Last Friday marked the end of one of the more, let’s say, “interesting” chapters in Grand Cayman’s regulatory history, as the Liquor Licensing Board gave the official green light to 12 businesses seeking to sell alcohol on Sundays.
By all appearances, the board led by Chairman Noel Williams acted deliberately and in a way that is transparent with the public, consistent with the law, and fair to all parties. Given the board’s behavior under previous leadership, it is with some sense of relief that we are able to tick off those three basic administrative checkboxes.
Mr. Williams said that a thorough legal review concluded there was no legal reason to deny businesses that hold package licenses the right also to sell alcohol on Sundays. He said it also determined that the liquor board could place conditions on those licenses, including hours of operation and banning on-premises consumption – which it has.
Henceforth, the successful applicants (and any future ones), will be able to sell alcohol to customers from 1 p.m. to 7 p.m. on Sundays, providing they prohibit on-site consumption and meet the other conditions of the retail license.
“We had to make it a level playing field for all,” Mr.
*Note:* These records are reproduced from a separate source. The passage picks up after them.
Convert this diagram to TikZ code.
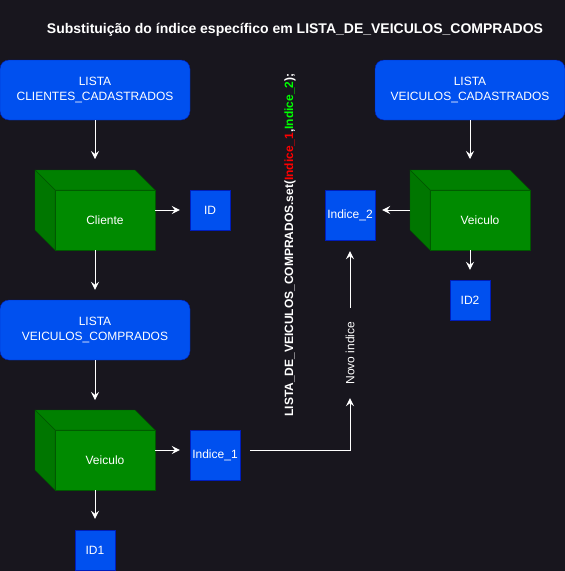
\documentclass[tikz,border=0pt]{standalone}
\usepackage{fontspec}
\setmainfont{Liberation Sans}
\usetikzlibrary{arrows.meta}
\definecolor{fundo}{RGB}{24,22,30}
\definecolor{azul}{HTML}{0050EF}
\definecolor{azulborda}{HTML}{001DBC}
\definecolor{verde}{HTML}{008A00}
\definecolor{verdetopo}{HTML}{008000}
\definecolor{verdelado}{HTML}{007600}
\definecolor{verdeborda}{HTML}{005700}
\definecolor{vermelho}{HTML}{FF0000}
\definecolor{verdeclaro}{HTML}{00FF00}
\tikzstyle{lista} = [rectangle, rounded corners=9pt,
minimum width=190pt,
minimum height=60pt, text centered, align=center,
draw=azulborda, fill=azul, text=white,
font=\fontsize{12}{15}\selectfont]
\tikzstyle{indice} = [rectangle, inner sep=0pt,
minimum width=40pt,
minimum height=40pt, text centered,
draw=azulborda, fill=azul, text=white,
font=\fontsize{12}{15}\selectfont]
\tikzstyle{cubo} = [rectangle, outer sep=0pt,
minimum width=100pt,
minimum height=60pt, text centered,
draw=verdeborda, fill=verde, text=white,
font=\fontsize{12}{15}\selectfont]
\tikzstyle{arrow} = [white, line width=1pt, ->, >={Stealth[length=8pt,width=8pt,inset=3pt]}, shorten >=10pt]

\begin{document}
\begin{tikzpicture}[x=1pt, y=-1pt]

\fill[fundo] (0,0) rectangle (565,571);
\useasboundingbox (0,0) rectangle (565,571);

\node (titulo) [text=white, font=\bfseries\fontsize{14}{17}\selectfont] at (295,30) {Substituição do índice específico em LISTA\_DE\_VEICULOS\_COMPRADOS};

% coluna da esquerda
\node (clientes) [lista] at (95,90) {LISTA\\CLIENTES\_CADASTRADOS};
\node (cliente) [cubo] at (105,220) {Cliente};
\node (id) [indice] at (210,210) {ID};
\node (compras) [lista] at (95,330) {LISTA\\VEICULOS\_COMPRADOS};
\node (veicA) [cubo] at (105,460) {Veiculo};
\node (ind1) [indice, minimum width=50pt, minimum height=50pt] at (215,455) {Indice\_1};
\node (id1) [indice] at (95,550) {ID1};

% coluna da direita
\node (veiculos) [lista] at (470,90) {LISTA\\VEICULOS\_CADASTRADOS};
\node (veicB) [cubo] at (480,220) {Veiculo};
\node (ind2) [indice, minimum width=50pt, minimum height=50pt] at (350,215) {Indice\_2};
\node (id2) [indice] at (470,300) {ID2};

\node (chamada) [rotate=90, text=white, font=\bfseries\fontsize{12}{15}\selectfont] at (290,245) {LISTA\_DE\_VEICULOS\_COMPRADOS.set({\color{vermelho}Indice\_1},{\color{verdeclaro}Indice\_2});};
\node (novo) [rotate=90, text=white, minimum width=90pt, inner sep=0pt, font=\fontsize{12}{15}\selectfont] at (350,353) {Novo indice};

% faces dos cubos
\foreach \c in {cliente, veicA, veicB} {
  \filldraw[fill=verdetopo, draw=verdeborda] (\c.north west) -- ++(-20,-20) -- ++(100,0) -- (\c.north east) -- cycle;
  \filldraw[fill=verdelado, draw=verdeborda] (\c.north west) -- ++(-20,-20) -- ++(0,60) -- (\c.south west) -- cycle;
}

\draw [arrow, shorten >=11pt] (clientes.south) -- ([xshift=-10pt, yshift=20pt]cliente.north);
\draw [arrow] ([yshift=10pt]cliente.east) -- (id.west);
\draw [arrow] ([xshift=-10pt]cliente.south) -- (compras.north);
\draw [arrow] (compras.south) -- ([xshift=-10pt, yshift=20pt]veicA.north);
\draw [arrow] ([yshift=10pt]veicA.east) -- ([yshift=5pt]ind1.west);
\draw [arrow, shorten >=11pt] ([xshift=-10pt]veicA.south) -- (id1.north);

\draw [arrow, shorten >=0pt] ([xshift=10pt, yshift=5pt]ind1.east) -| (novo.west);
\draw [arrow, shorten >=11pt] (novo.east) -- (ind2.south);

\draw [arrow, shorten >=11pt] (veiculos.south) -- ([xshift=-10pt, yshift=20pt]veicB.north);
\draw [arrow, shorten >=7pt] ([xshift=-20pt, yshift=10pt]veicB.west) -- ([yshift=5pt]ind2.east);
\draw [arrow] ([xshift=-10pt]veicB.south) -- (id2.north);

\end{tikzpicture}
\end{document}
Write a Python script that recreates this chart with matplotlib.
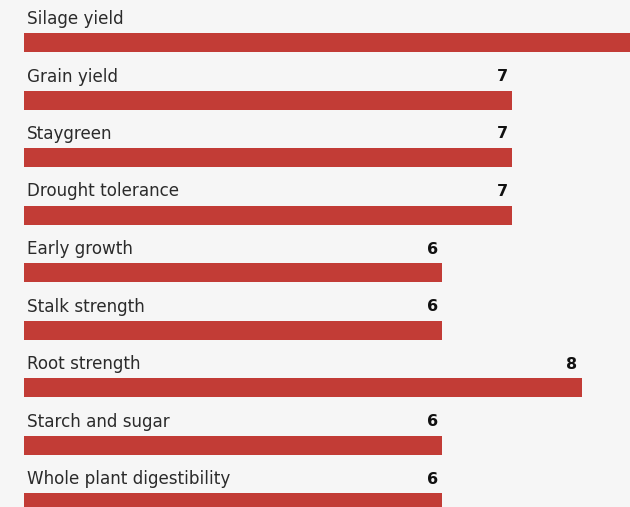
import matplotlib
matplotlib.use("Agg")
import matplotlib.pyplot as plt

# ---------- data ----------
traits = [
    "Silage yield", "Grain yield", "Staygreen", "Drought tolerance",
    "Early growth", "Stalk strength", "Root strength",
    "Starch and sugar", "Whole plant digestibility",
]
scores = [9, 7, 7, 7, 6, 6, 8, 6, 6]

BAR_COLOR = "#c23c36"
BG = "#f6f6f6"

plt.rcParams["font.family"] = ["DejaVu Sans"]

fig = plt.figure(figsize=(6.3, 5.07), dpi=100, facecolor=BG)
ax = fig.add_axes([0, 0, 1, 1], facecolor=BG)

# pixel geometry -> data limits
px_unit = 69.7
x0_px = 24
row_px = 57.5
first_center_px = 42.5

xmax = (630 - x0_px) / px_unit
ax.set_xlim(-x0_px / px_unit, xmax)
top = -first_center_px / row_px
bottom = top + 507 / row_px
ax.set_ylim(bottom, top)

y = list(range(len(traits)))
bar_h = 19 / row_px
ax.barh(y, scores, height=bar_h, color=BAR_COLOR, edgecolor="none")

label_off = 23.5 / row_px
for i, (t, s) in enumerate(zip(traits, scores)):
    ax.text(3 / px_unit, i - label_off, t, ha="left", va="center",
            fontsize=12.1, color="#2b2b2b")
    if s <= xmax:  # value sits past the right edge for the longest bar
        ax.text(s - 4 / px_unit, i - label_off, str(s), ha="right", va="center",
                fontsize=11.5, fontweight="bold", color="#111111")

ax.axis("off")
fig.savefig("out.png", dpi=100, facecolor=BG)
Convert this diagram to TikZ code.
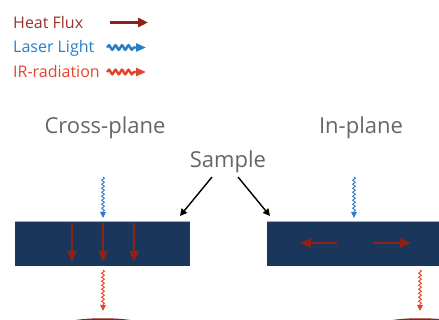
\documentclass[tikz,border=0pt]{standalone}
\usepackage{fontspec}
\setmainfont{Open Sans}
\usetikzlibrary{arrows.meta,decorations.pathmorphing}
\definecolor{heatred}{HTML}{8E2216}
\definecolor{heattxt}{HTML}{9A3326}
\definecolor{laserblue}{HTML}{2B7CC6}
\definecolor{irred}{HTML}{E5432A}
\definecolor{navy}{HTML}{1A365B}
\definecolor{graytxt}{HTML}{666666}
\tikzset{
  legtext/.style={anchor=base west, font=\fontsize{16}{18}\selectfont, inner sep=0pt},
  headtext/.style={anchor=base, font=\fontsize{22}{24}\selectfont, text=graytxt, inner sep=0pt},
  bar/.style={fill=navy, draw=none},
  heatarrow/.style={draw=heatred, line width=2.8pt, -{Triangle[length=11pt,width=9pt]}},
  legheat/.style={draw=heatred, line width=2.6pt, -{Triangle[length=10pt,width=9pt]}},
  wavy/.style={decorate, decoration={snake, amplitude=1.4pt, segment length=4pt, post length=6pt}, line width=0.9pt},
  legwavy/.style={decorate, decoration={snake, amplitude=2.2pt, segment length=6.5pt, post length=10pt}, line width=2.4pt},
  smalltip/.style={-{Triangle[length=6pt,width=5.5pt]}},
  bigtip/.style={-{Triangle[length=10pt,width=8pt]}},
  samplearrow/.style={draw=black, line width=1.4pt, -{Triangle[length=7pt,width=7pt]}},
  detector/.style={draw=heatred, line width=1.5pt}
}
\begin{document}
\begin{tikzpicture}[x=1pt,y=-1pt]
\useasboundingbox (0,0) rectangle (439,320);
% legend
\node[legtext, text=heattxt] (lh) at (13,29) {Heat Flux};
\node[legtext, text=laserblue] (ll) at (13,53) {Laser Light};
\node[legtext, text=irred] (li) at (13,78) {IR-radiation};
\coordinate (lh1) at (110,22.5); \coordinate (lh2) at (148,22.5);
\draw[legheat] (lh1) -- (lh2);
\coordinate (ll1) at (107,47.5); \coordinate (ll2) at (146,47.5);
\draw[legwavy, draw=laserblue, bigtip] (ll1) -- (ll2);
\coordinate (li1) at (107,72); \coordinate (li2) at (146,72);
\draw[legwavy, draw=irred, bigtip] (li1) -- (li2);
% headings
\node[headtext] (cp) at (105,134) {Cross-plane};
\node[headtext] (ip) at (361,134) {In-plane};
\node[headtext] (smp) at (228,168) {Sample};
% bars
\path[bar] (15,221) rectangle (190,266);
\draw[white!60!navy, line width=0.6pt] (15,221.3) -- (190,221.3);
\coordinate (lbar) at (180,216);
\path[bar] (267,221) rectangle (439,266);
\draw[white!60!navy, line width=0.6pt] (267,221.3) -- (439,221.3);
\coordinate (rbar) at (270,216);
% sample arrows
\coordinate (s1) at (212,177); \coordinate (s2) at (238,177);
\draw[samplearrow] (s1) -- (lbar);
\draw[samplearrow] (s2) -- (rbar);
% cross-plane heat arrows
\foreach \x in {72,103,134}{
  \coordinate (ha\x) at (\x,223); \coordinate (hb\x) at (\x,262);
  \draw[heatarrow] (ha\x) -- (hb\x);
}
% in-plane heat arrows
\coordinate (ia1) at (337,243); \coordinate (ia2) at (300,243);
\coordinate (ib1) at (373,243); \coordinate (ib2) at (411,243);
\draw[heatarrow] (ia1) -- (ia2);
\draw[heatarrow] (ib1) -- (ib2);
% laser arrows
\coordinate (la1) at (103,177); \coordinate (la2) at (103,218);
\draw[wavy, draw=laserblue, smalltip] (la1) -- (la2);
\coordinate (lb1) at (354,177); \coordinate (lb2) at (354,218);
\draw[wavy, draw=laserblue, smalltip] (lb1) -- (lb2);
% IR arrows
\coordinate (ra1) at (103,270); \coordinate (ra2) at (103,311);
\draw[wavy, draw=irred, smalltip] (ra1) -- (ra2);
\coordinate (rb1) at (420,270); \coordinate (rb2) at (420,311);
\draw[wavy, draw=irred, smalltip] (rb1) -- (rb2);
% detectors
\draw[detector] (103,325.5) ellipse (40 and 6.5);
\draw[detector] (420,325.5) ellipse (40 and 6.5);
\end{tikzpicture}
\end{document}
Williams said.
Contrast that with the misbehavior of the previous board (then chaired by Woody DaCosta), which, last spring approved – then, with a few ex post facto pen strokes, attempted to “de-approve” – a license allowing the Peanuts convenience store at Red Bay gas station to sell beer, wine and spirits to customers seven days a week.
That debacle was a case study in how not to conduct public affairs, with cameo roles by the Cayman Ministers’ Association and then-Governor Helen Kilpatrick. The sordid affair bred mistrust and questions about favoritism and influence (along with intensive public scrutiny, extensive coverage by the Compass and an internal audit investigation), and directly led to the replacement of ex-Chairman DaCosta with Chairman Williams.
It appears that the new chairman has brought a much-needed sense of law and order to the board’s deliberations, and by extension the competitive landscape of Cayman’s liquor industry.
For the record, the Compass never took a position on the question of whether businesses should be allowed to sell alcohol on Sundays. What we have stood for, and will continue to advocate for, is that the Liquor Licensing Board – and all governmental bodies – operate in a transparent, impartial and consistent manner. In other words, what’s good for Peanuts is also good for Tortuga, Reflections, Blackbeard’s and a multiplicity of others.
When it comes to liquor licensing, Cayman’s patchwork scheme of ad hoc regulations, “grandfathered” exceptions and individualized permissions should be swept away and replaced by rational, universal standards for any and all applicants.
P.S.: Also on legislators’ to-do list is a comprehensive review of Cayman’s (even more archaic) Music and Dancing Law. We trust such a review will result in a revision of the law to address the problems that occur (and recur) when celebratory holidays, most notably New Year’s Day, happen to fall on Sundays.